[Begin Data to process]
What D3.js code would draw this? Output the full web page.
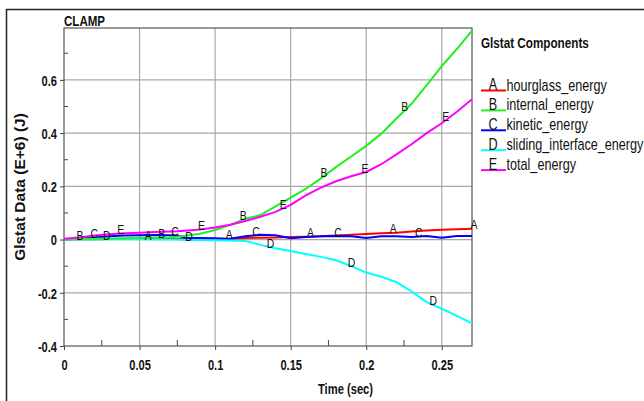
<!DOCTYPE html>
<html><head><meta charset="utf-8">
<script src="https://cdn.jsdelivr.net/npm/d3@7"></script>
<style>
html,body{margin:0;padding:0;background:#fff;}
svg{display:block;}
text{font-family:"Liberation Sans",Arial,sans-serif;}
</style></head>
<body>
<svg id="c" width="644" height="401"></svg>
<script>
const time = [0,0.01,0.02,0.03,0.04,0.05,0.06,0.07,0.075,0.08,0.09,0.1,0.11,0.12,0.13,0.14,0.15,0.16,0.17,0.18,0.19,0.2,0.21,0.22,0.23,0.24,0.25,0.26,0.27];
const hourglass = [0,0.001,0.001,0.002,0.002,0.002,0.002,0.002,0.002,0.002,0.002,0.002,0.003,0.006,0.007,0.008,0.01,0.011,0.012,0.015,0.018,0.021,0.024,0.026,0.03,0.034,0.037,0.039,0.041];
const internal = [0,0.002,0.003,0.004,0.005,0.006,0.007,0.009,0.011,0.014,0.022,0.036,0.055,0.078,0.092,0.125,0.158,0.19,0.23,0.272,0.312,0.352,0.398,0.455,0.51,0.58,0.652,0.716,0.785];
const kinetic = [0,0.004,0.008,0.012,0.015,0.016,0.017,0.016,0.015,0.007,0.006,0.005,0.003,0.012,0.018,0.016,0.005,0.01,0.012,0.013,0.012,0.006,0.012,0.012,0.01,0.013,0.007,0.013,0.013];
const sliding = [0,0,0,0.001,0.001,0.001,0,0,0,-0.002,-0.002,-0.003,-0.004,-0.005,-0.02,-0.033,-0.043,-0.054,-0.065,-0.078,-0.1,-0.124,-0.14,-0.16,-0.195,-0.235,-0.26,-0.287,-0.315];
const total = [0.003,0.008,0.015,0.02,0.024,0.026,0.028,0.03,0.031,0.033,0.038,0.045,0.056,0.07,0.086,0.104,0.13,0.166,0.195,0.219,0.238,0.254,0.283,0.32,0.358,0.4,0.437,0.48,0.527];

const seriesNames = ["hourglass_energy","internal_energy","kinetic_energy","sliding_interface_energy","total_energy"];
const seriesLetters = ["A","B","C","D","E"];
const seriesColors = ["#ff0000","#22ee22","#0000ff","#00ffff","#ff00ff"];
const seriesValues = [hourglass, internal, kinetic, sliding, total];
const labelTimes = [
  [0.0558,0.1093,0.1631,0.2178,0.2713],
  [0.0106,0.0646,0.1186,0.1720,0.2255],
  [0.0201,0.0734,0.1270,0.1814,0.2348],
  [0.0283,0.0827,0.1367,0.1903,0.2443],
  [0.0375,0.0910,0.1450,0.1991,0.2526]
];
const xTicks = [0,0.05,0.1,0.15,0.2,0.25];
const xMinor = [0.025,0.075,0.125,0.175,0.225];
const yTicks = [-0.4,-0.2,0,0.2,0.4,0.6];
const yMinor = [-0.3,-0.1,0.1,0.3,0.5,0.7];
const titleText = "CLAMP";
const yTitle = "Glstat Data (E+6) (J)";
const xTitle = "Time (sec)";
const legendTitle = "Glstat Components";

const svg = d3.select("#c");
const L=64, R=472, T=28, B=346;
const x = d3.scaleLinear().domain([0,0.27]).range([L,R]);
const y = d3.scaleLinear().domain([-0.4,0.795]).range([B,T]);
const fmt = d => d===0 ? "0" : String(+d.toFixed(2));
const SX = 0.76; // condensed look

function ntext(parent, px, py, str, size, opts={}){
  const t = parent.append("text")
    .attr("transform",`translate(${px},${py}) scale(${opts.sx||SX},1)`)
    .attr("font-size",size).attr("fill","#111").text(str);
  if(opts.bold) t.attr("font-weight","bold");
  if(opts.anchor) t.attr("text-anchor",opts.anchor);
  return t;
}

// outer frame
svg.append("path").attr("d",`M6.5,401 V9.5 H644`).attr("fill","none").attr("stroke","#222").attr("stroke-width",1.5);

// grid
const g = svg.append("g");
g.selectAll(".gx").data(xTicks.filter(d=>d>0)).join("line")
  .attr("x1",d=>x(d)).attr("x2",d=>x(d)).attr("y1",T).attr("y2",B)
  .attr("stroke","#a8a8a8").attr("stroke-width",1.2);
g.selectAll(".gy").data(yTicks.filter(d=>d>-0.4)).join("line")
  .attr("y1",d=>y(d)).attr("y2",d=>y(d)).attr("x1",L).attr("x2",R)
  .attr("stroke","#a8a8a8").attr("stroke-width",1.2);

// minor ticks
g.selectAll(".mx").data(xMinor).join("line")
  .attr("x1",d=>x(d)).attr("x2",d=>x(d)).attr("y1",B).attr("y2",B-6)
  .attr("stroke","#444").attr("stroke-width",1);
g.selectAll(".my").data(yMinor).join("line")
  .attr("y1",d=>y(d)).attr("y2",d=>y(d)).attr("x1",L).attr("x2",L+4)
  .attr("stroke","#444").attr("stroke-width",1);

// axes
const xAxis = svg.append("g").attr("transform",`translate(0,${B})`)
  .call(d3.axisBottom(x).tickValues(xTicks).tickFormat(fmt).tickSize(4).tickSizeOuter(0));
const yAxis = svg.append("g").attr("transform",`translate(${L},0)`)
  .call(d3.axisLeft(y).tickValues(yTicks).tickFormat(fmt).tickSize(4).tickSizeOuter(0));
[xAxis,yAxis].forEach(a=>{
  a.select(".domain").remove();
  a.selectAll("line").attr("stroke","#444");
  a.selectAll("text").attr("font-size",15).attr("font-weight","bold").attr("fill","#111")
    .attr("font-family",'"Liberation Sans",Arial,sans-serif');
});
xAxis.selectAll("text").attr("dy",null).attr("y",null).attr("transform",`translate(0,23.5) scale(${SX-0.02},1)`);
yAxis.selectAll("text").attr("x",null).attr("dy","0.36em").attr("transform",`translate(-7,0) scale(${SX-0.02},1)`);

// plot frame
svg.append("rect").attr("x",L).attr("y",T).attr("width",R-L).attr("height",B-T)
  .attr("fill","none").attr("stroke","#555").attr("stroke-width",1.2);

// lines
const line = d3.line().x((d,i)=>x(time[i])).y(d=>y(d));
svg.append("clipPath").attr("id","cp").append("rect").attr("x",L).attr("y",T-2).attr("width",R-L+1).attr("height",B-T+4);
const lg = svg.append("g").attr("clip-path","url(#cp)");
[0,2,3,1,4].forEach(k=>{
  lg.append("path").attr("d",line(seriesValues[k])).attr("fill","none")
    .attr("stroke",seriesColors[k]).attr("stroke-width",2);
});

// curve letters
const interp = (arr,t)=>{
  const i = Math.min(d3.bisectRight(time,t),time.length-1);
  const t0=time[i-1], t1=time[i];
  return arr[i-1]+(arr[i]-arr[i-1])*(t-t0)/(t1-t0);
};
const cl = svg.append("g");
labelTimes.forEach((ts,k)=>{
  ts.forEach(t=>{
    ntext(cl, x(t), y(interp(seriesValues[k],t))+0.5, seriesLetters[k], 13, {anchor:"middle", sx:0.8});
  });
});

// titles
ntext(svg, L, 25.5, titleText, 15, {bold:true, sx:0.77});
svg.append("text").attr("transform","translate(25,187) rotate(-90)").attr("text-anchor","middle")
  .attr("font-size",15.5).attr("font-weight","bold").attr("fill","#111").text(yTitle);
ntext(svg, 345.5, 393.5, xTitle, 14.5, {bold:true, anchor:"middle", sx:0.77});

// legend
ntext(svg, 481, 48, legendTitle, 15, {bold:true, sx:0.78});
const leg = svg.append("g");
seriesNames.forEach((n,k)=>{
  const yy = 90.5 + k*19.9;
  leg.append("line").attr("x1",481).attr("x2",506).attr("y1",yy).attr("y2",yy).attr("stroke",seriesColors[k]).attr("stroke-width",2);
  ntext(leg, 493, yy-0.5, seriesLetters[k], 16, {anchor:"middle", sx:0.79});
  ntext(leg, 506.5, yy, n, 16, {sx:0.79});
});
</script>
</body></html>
[End Data to process]
[Begin Data to process]
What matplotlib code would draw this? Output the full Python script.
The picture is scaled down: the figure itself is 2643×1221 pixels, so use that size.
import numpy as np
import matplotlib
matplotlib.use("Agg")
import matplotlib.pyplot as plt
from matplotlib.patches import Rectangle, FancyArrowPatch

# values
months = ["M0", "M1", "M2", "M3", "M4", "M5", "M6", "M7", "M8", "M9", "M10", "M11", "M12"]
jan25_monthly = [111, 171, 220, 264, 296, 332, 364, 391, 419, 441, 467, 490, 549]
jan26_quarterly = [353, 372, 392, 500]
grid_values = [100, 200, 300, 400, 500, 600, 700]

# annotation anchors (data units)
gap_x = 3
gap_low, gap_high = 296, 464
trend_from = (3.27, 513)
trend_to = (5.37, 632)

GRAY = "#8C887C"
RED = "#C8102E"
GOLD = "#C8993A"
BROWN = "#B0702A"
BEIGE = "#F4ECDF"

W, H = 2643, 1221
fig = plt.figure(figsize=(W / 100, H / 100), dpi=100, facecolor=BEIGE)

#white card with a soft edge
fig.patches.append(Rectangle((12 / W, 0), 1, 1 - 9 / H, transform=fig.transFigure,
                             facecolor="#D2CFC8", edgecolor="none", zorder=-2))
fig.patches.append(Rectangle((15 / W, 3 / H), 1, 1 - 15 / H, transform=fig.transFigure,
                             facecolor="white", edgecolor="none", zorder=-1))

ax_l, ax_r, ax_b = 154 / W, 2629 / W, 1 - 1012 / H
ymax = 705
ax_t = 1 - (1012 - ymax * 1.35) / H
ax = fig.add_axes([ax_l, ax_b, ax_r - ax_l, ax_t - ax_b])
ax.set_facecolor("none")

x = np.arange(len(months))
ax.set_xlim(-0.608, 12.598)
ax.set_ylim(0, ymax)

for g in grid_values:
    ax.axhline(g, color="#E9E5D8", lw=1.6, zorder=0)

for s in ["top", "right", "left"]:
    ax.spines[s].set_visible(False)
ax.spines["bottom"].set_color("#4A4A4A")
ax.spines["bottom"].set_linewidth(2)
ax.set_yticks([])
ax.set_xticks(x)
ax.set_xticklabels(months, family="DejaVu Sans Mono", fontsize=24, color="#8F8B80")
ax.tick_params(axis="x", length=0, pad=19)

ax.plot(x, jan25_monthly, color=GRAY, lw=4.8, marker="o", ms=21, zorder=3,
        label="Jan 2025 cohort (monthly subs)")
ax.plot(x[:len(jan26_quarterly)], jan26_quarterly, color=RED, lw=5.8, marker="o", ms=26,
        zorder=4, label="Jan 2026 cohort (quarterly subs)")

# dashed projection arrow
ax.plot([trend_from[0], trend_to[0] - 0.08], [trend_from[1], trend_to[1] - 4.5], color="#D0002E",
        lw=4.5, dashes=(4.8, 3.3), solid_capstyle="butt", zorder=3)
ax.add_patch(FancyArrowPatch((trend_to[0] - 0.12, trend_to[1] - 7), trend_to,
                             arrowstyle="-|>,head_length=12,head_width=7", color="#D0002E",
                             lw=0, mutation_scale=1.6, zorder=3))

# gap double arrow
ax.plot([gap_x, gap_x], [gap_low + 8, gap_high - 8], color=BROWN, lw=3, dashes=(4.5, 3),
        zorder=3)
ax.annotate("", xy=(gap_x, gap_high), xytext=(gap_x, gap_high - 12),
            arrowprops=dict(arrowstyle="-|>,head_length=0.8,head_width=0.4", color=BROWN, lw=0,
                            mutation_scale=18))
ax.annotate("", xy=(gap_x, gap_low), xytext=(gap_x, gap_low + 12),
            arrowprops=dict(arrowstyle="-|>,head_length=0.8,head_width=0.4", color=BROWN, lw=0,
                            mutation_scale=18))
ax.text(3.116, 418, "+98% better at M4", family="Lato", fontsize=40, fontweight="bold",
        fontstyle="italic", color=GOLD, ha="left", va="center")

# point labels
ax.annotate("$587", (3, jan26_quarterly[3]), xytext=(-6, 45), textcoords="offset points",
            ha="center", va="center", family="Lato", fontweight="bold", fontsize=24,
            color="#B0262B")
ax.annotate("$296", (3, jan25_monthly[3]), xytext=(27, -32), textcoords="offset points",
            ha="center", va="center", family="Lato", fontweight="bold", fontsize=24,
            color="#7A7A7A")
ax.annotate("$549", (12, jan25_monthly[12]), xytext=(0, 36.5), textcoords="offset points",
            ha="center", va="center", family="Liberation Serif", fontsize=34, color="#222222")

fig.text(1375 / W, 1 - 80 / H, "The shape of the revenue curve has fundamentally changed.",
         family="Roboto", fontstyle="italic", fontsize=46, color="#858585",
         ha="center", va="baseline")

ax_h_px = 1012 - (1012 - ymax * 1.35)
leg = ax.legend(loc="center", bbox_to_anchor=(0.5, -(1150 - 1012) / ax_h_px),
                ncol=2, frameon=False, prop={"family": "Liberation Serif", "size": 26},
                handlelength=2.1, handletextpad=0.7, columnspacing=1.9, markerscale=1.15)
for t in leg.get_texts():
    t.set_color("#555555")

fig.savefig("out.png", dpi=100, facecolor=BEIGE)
[End Data to process]
[Begin Data to process]
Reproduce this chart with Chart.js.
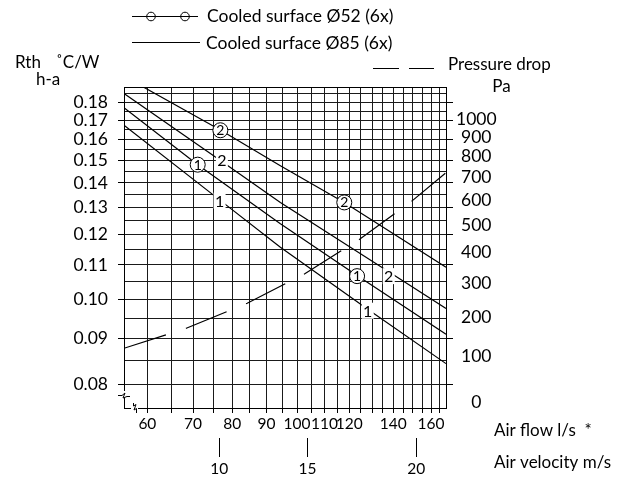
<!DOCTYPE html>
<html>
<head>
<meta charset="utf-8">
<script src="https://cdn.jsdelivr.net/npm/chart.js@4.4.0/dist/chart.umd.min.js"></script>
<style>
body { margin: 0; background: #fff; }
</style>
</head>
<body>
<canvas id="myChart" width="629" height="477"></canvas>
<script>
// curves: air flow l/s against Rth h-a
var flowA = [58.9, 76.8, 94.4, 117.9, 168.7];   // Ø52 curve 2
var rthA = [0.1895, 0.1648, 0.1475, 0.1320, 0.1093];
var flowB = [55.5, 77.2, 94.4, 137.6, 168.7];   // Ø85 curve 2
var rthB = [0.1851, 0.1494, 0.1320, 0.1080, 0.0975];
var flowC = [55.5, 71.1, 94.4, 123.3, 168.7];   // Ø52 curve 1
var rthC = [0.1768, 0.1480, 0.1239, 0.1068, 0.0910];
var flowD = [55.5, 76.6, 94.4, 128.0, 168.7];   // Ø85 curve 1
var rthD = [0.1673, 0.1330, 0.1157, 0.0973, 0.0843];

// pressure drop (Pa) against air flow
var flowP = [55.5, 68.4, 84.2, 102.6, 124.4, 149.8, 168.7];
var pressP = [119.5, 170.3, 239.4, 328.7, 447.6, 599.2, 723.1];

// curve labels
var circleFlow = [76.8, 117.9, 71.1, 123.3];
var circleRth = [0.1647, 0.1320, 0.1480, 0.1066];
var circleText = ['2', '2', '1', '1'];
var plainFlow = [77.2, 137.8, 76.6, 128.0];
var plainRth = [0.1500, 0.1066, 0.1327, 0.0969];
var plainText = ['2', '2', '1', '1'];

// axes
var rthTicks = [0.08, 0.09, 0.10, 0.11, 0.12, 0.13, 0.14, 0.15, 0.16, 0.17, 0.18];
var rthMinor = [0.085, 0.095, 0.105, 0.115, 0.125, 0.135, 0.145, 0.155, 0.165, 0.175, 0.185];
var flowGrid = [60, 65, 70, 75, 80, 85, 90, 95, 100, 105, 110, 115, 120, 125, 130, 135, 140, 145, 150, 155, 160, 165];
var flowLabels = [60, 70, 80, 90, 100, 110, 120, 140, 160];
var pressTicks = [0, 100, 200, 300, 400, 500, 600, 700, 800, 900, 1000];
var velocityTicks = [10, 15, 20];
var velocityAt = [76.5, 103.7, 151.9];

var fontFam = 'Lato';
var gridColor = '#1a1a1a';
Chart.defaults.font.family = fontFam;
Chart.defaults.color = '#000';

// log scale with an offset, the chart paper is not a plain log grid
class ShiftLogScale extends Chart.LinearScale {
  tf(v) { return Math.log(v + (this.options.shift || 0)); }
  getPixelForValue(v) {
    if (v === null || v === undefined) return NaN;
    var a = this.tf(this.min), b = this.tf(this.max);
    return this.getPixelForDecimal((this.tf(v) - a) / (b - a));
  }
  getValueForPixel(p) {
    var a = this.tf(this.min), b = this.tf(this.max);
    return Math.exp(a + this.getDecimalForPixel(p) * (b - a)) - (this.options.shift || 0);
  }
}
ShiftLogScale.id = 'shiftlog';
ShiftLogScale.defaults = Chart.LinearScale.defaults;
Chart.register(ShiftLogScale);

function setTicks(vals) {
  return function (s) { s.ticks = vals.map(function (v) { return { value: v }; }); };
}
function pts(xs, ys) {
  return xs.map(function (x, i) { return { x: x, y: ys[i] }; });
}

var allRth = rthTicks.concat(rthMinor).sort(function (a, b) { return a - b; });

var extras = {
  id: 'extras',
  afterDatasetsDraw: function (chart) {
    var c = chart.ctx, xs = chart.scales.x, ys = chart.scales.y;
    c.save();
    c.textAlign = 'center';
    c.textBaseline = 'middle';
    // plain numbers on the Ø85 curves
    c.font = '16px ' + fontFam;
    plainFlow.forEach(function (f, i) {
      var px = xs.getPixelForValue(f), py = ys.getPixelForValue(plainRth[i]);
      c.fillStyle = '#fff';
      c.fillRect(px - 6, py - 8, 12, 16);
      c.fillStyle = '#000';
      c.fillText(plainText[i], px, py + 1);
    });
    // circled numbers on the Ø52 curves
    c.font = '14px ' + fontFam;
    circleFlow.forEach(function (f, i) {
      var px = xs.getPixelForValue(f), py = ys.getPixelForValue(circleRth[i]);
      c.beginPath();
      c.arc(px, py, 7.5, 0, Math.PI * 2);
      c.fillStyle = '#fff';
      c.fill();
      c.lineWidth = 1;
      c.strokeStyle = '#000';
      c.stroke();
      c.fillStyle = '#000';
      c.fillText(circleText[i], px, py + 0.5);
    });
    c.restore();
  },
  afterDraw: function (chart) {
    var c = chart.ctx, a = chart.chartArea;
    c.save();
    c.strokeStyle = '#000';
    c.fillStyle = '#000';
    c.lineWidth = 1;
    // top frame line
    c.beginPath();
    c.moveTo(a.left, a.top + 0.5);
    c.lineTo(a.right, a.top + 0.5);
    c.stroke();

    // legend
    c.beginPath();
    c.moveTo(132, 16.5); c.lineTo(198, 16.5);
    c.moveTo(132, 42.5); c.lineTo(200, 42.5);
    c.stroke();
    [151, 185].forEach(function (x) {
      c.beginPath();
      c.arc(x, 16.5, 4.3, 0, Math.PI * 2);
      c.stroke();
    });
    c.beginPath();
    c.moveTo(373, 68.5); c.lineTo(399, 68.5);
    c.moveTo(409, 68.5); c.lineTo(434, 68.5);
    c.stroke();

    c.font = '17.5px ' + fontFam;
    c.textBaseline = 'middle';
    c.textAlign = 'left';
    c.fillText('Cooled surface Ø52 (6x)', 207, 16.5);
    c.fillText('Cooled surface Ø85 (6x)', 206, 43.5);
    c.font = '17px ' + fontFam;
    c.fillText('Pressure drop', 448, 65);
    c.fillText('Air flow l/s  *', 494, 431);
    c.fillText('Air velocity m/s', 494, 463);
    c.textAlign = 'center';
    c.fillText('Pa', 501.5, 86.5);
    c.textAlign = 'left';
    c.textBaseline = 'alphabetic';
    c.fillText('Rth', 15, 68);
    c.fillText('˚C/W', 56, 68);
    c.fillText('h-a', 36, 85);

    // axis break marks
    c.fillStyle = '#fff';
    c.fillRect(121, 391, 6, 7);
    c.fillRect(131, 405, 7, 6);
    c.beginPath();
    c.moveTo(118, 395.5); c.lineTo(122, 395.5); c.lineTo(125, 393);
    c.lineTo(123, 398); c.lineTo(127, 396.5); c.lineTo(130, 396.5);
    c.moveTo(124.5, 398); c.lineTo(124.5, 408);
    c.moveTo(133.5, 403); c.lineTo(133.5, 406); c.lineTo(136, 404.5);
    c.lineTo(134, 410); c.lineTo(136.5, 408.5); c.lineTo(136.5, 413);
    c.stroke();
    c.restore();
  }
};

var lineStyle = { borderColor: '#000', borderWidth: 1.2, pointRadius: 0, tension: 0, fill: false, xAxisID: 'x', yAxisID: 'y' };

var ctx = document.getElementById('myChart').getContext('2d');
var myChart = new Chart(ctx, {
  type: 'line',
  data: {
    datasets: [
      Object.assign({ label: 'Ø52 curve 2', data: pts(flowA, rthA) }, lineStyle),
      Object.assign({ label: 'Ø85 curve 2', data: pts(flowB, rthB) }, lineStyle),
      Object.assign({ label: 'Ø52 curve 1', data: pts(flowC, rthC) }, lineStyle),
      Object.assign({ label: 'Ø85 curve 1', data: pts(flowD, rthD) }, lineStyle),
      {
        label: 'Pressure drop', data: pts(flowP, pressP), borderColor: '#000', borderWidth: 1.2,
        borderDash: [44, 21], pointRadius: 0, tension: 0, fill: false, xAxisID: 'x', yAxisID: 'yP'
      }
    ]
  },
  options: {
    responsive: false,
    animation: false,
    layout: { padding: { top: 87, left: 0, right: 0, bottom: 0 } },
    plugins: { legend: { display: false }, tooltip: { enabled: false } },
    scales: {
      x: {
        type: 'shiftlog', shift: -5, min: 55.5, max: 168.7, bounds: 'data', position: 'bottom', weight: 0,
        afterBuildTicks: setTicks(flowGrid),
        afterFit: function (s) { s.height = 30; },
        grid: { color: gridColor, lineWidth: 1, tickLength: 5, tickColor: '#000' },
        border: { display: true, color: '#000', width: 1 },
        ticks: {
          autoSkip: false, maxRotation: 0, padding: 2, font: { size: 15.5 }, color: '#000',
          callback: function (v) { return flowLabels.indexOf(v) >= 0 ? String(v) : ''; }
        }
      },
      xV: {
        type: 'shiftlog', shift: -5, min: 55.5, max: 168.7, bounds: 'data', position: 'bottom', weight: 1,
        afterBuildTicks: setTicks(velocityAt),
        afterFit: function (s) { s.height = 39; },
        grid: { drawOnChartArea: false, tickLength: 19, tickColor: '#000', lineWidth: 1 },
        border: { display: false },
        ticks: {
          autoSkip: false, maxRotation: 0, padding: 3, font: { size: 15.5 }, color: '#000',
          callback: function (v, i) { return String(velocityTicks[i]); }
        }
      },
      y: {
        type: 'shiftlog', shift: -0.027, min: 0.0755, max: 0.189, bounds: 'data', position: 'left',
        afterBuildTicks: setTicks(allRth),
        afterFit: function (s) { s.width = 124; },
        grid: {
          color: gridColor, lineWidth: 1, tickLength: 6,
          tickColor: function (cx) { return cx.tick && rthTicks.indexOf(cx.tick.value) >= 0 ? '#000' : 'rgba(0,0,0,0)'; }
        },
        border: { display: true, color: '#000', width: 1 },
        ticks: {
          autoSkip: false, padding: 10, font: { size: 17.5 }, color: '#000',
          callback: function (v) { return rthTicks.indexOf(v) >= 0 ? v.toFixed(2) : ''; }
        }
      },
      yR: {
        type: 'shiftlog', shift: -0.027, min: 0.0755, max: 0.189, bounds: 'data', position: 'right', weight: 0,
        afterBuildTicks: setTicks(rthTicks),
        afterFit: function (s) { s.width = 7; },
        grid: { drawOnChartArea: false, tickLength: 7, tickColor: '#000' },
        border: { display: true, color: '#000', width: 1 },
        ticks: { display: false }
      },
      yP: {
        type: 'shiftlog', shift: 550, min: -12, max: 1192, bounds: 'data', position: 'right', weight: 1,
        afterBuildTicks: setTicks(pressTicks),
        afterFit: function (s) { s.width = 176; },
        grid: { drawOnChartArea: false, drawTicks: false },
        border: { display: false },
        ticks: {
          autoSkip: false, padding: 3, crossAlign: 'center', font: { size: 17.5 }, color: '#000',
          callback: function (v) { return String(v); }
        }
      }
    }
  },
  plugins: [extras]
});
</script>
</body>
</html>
[End Data to process]
Leave the pictures out and copy exactly the lines from the one with "Reproduce this chart with Chart.js." through the one with "var pressP = [119.5, 170.3, 239.4, 328.7, 447.6, 599.2, 723.1];", nothing more.

> Answer to this problem
Reproduce this chart with Chart.js.
<!DOCTYPE html>
<html>
<head>
<meta charset="utf-8">
<script src="https://cdn.jsdelivr.net/npm/chart.js@4.4.0/dist/chart.umd.min.js"></script>
<style>
body { margin: 0; background: #fff; }
</style>
</head>
<body>
<canvas id="myChart" width="629" height="477"></canvas>
<script>
// curves: air flow l/s against Rth h-a
var flowA = [58.9, 76.8, 94.4, 117.9, 168.7];   // Ø52 curve 2
var rthA = [0.1895, 0.1648, 0.1475, 0.1320, 0.1093];
var flowB = [55.5, 77.2, 94.4, 137.6, 168.7];   // Ø85 curve 2
var rthB = [0.1851, 0.1494, 0.1320, 0.1080, 0.0975];
var flowC = [55.5, 71.1, 94.4, 123.3, 168.7];   // Ø52 curve 1
var rthC = [0.1768, 0.1480, 0.1239, 0.1068, 0.0910];
var flowD = [55.5, 76.6, 94.4, 128.0, 168.7];   // Ø85 curve 1
var rthD = [0.1673, 0.1330, 0.1157, 0.0973, 0.0843];

// pressure drop (Pa) against air flow
var flowP = [55.5, 68.4, 84.2, 102.6, 124.4, 149.8, 168.7];
var pressP = [119.5, 170.3, 239.4, 328.7, 447.6, 599.2, 723.1];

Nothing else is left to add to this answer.